Every tool I found was either another agent, an IDE plugin, an abstraction over my CLIs, or doesn't understand worktrees. Conductor is Mac-only and getting buggier. Warp and Ghostty were interesting but not opinionated enough for my worktree-to-PR workflow.
So I built Pane (https://runpane.com). Keyboard-driven desktop app that gives you one interface to monitor and control CLI agents across worktrees. Ships with a command palette, simple shortcuts (ctrl + up or down arrow to switch between each worktree, VS code shortcuts for other basic things). Each worktree gets a run button that auto-generates a script (via Claude Code on first run) to spin up on isolated ports, so I can have every branch hot reloading in its own tab.
Been using it daily since last week. Hard to go back. I fully open sourced it here, so you can ship your own features to Pane, using Pane: https://github.com/Dcouple-Inc/Pane
How are others handling multi-agent workflows?
The key insight in your description is the worktree-per-agent isolation pattern. Without that isolation, agents would interfere with each other's changes unpredictably. With it, you get parallel throughput but the coordination overhead shifts to you — when do worktrees get merged? How do you handle when two agents modify overlapping code?
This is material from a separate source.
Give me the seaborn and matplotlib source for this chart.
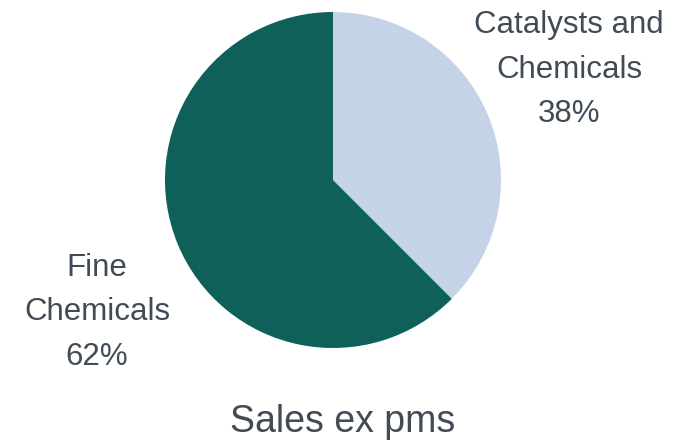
import seaborn as sns
import matplotlib.pyplot as plt

sns.set_theme(style="white")
plt.rcParams['font.family'] = ['Liberation Sans', 'DejaVu Sans']

# data
segments = ['Catalysts and\nChemicals', 'Fine\nChemicals']
shares = [37.5, 62.5]
colors = ['#c5d3e8', '#10605a']
text_color = '#414b56'

fig = plt.figure(figsize=(6.83, 4.4), dpi=100)
ax = fig.add_axes([165 / 683, 92 / 440, 336 / 683, 336 / 440])

ax.pie(shares, colors=colors, startangle=90, counterclock=False,
       radius=1, wedgeprops=dict(linewidth=0))
ax.set_xlim(-1, 1)
ax.set_ylim(-1, 1)
ax.set_aspect('equal')
ax.axis('off')

# label positions (data coords, relative to pie)
label_pos = [(1.405, 0.655), (-1.405, -0.786)]
total = sum(shares)
for name, val, (x, y) in zip(segments, shares, label_pos):
    ax.text(x, y, f'{name}\n{val / total:.0%}', ha='center', va='center',
            fontsize=22.5, color=text_color, linespacing=1.63, clip_on=False)

fig.text(343 / 683, 18 / 440, 'Sales ex pms', ha='center', va='center',
         fontsize=27, color=text_color)

plt.savefig('out.png', dpi=100)
plt.close()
The Agile Vibe Coding Manifesto's concerns about accountability and traceability become especially important at multi-agent scale. "Every change has traceable intent" is harder to maintain when six agents are generating changes in parallel. The manifesto's argument would be that the investment in architectural constraints and explicit context for each agent is what prevents the throughput gains from creating an unmaintainable diff explosion.